As ever, one could not fault his chutzpah. He declared that the country must not “divide one group against another” before casually demonising welfare claimants as scroungers, “sleeping off a life on benefits”. He insisted that everyone had been too optimistic about growth, forgetting those economists – Paul Krugman, Robert Skidelsky, our own David Blanchflower – who warned that his obsession with austerity would tip the country back into recession. And, for the first time since he abolished the 50p tax rate on earnings over £150,000, he uttered the words “we’re all in it together”. In one of his many assaults on Labour, Osborne declared, “All this talk about something for something and they’ve learned nothing about anything”, but with the country back in recession (the only G20 country, with the exception of Italy, to be so) and borrowing up by 22% so far this year, it was he who gave the appearance of having learned nothing.

Faced with a crisis of demand, the government needs to stimulate growth through tax cuts and higher infrastructure spending. It could take advantage of the ultra-low interest rates that Osborne is so fond of boasting of and borrow for an emergency stimulus. But all the Chancellor offered was a fiendishly complex new scheme allowing workers to acquire shares in their companies in exchange for giving up employment rights. In Britain, already the third most deregulated labour market in the developed world, it is not excessive regulation or “red tape” that is constraining growth. But the Chancellor, blind to the need to revive “animal spirits”, still acts as if it is.

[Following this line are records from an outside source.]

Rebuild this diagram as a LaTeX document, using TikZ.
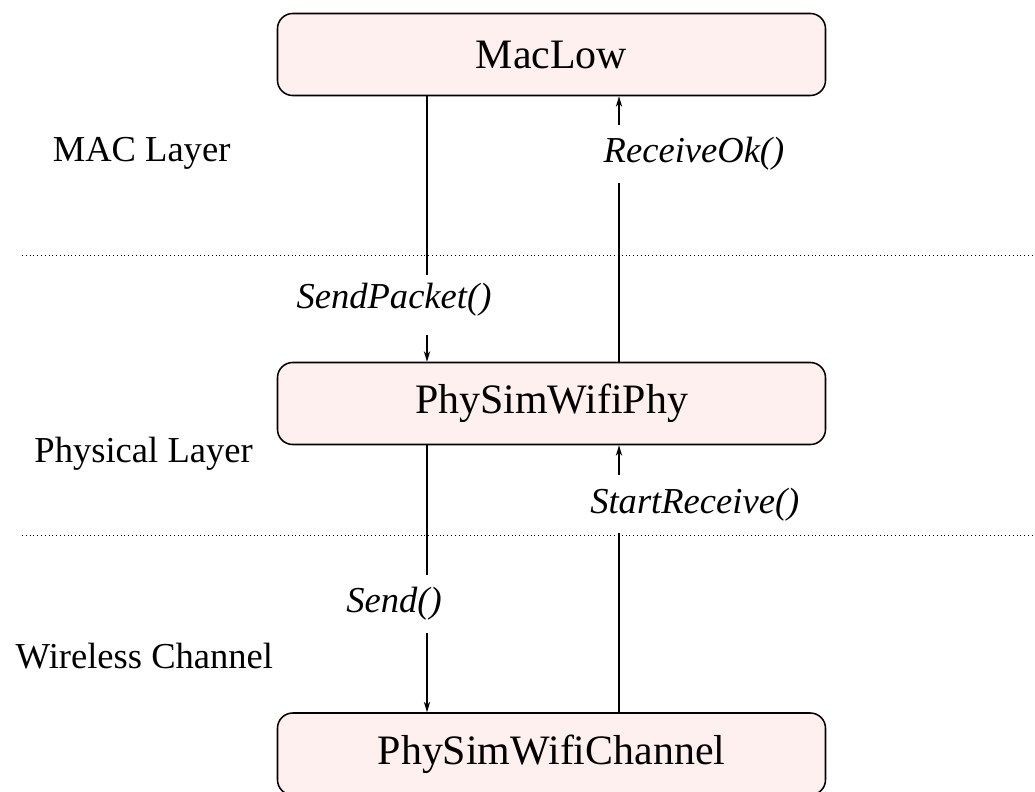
\documentclass[tikz,border=0pt]{standalone}
\usepackage{fontspec}
\setmainfont{Liberation Serif}
\usetikzlibrary{arrows.meta}

\begin{document}
\begin{tikzpicture}[>={Stealth[length=7.5pt,width=4.5pt]}, line width=0.9pt,
	block/.style={draw, line width=1.1pt, rounded corners=0.38cm, fill=red!6, minimum width=13.7cm, minimum height=2.05cm, font=\fontsize{29.8}{34}\selectfont},
	layer/.style={anchor=base, font=\fontsize{26}{31}\selectfont},
	call/.style={anchor=base, font=\fontsize{26}{31}\selectfont\itshape},
	sep/.style={dotted, line width=0.7pt}]
	\useasboundingbox (0,0) rectangle (25.875,-19.775);
	% Blocks
	\node[block] (maclow) at (13.7875,-1.3625) {MacLow};
	\node[block] (phy) at (13.7875,-10.0875) {PhySimWifiPhy};
	\node[block] (channel) at (13.7875,-18.85) {PhySimWifiChannel};
	% Layer borders
	\coordinate (b1) at (0.55,-6.375);
	\coordinate (b2) at (0.55,-13.375);
	\draw[sep] (b1) -- ++(25.325,0);
	\draw[sep] (b2) -- ++(25.325,0);
	\node[layer] (maclayer) at (3.54,-4.025) {MAC Layer};
	\node[layer] (phylayer) at (3.59,-11.55) {Physical Layer};
	\node[layer] (chlayer) at (3.61,-16.7) {Wireless Channel};
	% Calls
	\node[call] (sendpacket) at (9.85,-7.7) {SendPacket()};
	\node[call] (receiveok) at (17.35,-4.05) {ReceiveOk()};
	\node[call] (startreceive) at (17.37,-12.825) {StartReceive()};
	\node[call] (send) at (9.85,-15.3) {Send()};
	\coordinate (sp1) at (10.675,-6.875);
	\coordinate (sp2) at (10.675,-8.375);
	\coordinate (ro1) at (15.475,-4.575);
	\coordinate (ro2) at (15.475,-3.125);
	\coordinate (sr1) at (15.475,-13.325);
	\coordinate (sr2) at (15.475,-11.875);
	\coordinate (sd1) at (10.675,-14.375);
	\coordinate (sd2) at (10.675,-15.825);
	\draw (maclow.south -| sp1) -- (sp1);
	\draw[->] (sp2) -- (phy.north -| sp2);
	\draw (phy.north -| ro1) -- (ro1);
	\draw[->] (ro2) -- (maclow.south -| ro2);
	\draw (channel.north -| sr1) -- (sr1);
	\draw[->] (sr2) -- (phy.south -| sr2);
	\draw (phy.south -| sd1) -- (sd1);
	\draw[->] (sd2) -- (channel.north -| sd2);
\end{tikzpicture}
\end{document}
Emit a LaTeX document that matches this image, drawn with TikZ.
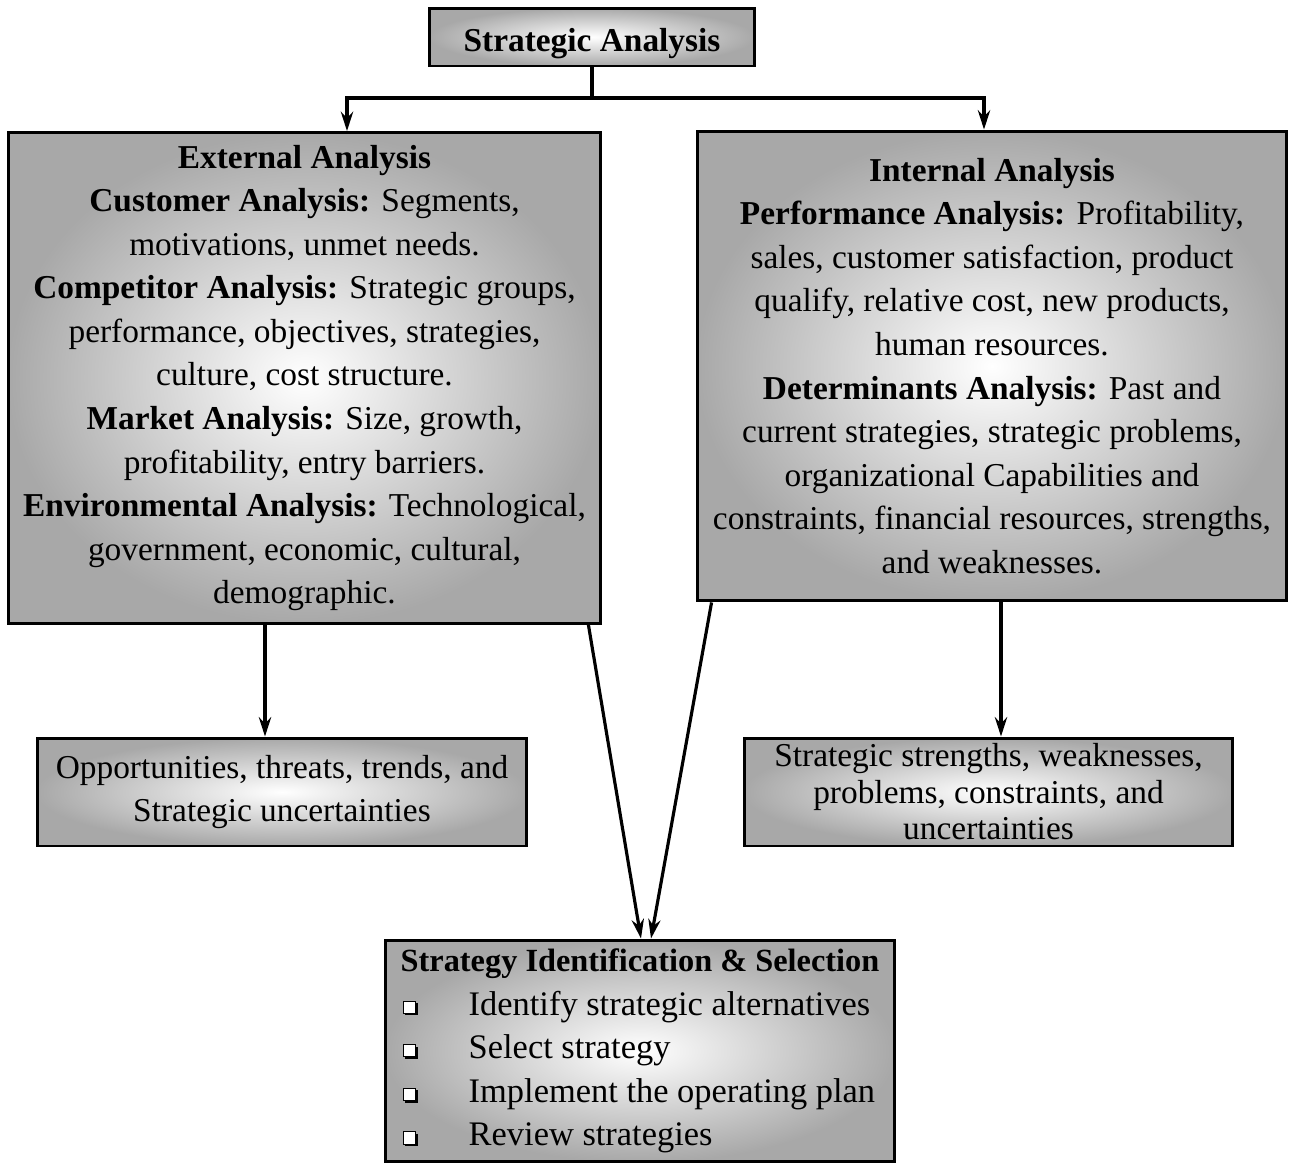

He unambiguously ruled out a “mansion tax”, vowing that “this party of home ownership will have no truck with it”. Yet just 3.1% of homes are worth more than £1m and the tax, as proposed by Vince Cable, would only apply to those twice this amount. In rejecting higher property taxes, Osborne has missed an opportunity to prove that he really is more concerned about “the squeezed middle” than squeezed millionaires. His priority, he said, would be to further reduce “aggressive tax avoidance”, but making the rich pay taxes they’re meant to be paying anyway is not the same as raising taxes on them. If the Lib Dems are to avoid further humiliation, they will need something more in return for signing up to an additional £10bn of punitive welfare cuts.

As Osborne spoke, it became clear that David Cameron had contracted out the job of attacking Ed Miliband to his Chancellor. Evidently unsettled by the Labour leader’s bravura speech, Osborne declared that it was “risible” to pretend that you can become a party of “one nation” just by repeating the phrase, and that Miliband, masquerading as a centrist, was, in reality, “moving to the left”. But in his refusal to adopt a more balanced deficit reduction strategy and in his defence of the wealthy, it is the Chancellor who has vacated the centre ground and his party that has relinquished any claim to be a party of “one nation”. Today’s speech did nothing to correct those errors.